An intelligent fault diagnosis method for rolling bearings based on feature transfer with improved DenseNet and joint distribution adaptation

Abstract

Mechanical intelligent fault diagnosis is an important method to accurately identify the health status of mechanical equipment. Traditional fault diagnosis methods perform poorly in the diagnosis of rolling bearings under complex conditions. In this paper, a feature transfer learning model based on improved DenseNet and joint distribution adaptation (FT-IDJ) is proposed. With this model, we apply it to implement rolling bearing fault diagnosis. A lightweight DenseNet model is firstly proposed to extract the transferable features of the raw vibration signal.

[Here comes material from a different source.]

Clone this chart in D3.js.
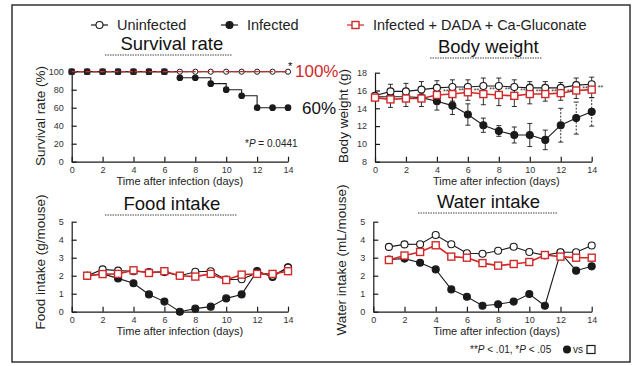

Furthermore, the parameters in the DenseNet are constrained by the domain adaptive regularization term and pseudo label learning. The marginal distribution discrepancy and the conditional distribution discrepancy of the learned transferable features are reduced by this way. The proposed method is validated by the diagnosis experiments with CWRU and Jiangnan University rolling bearing datasets. The experimental results showed that the proposed FT-IDJ can classify common rolling bearing faults such as inner ring fault, outer ring fault and rolling element fault. Also, it has higher classification accuracy than DAN and other eight methods, which demonstrates its effectively learning transferable features from auxiliary data.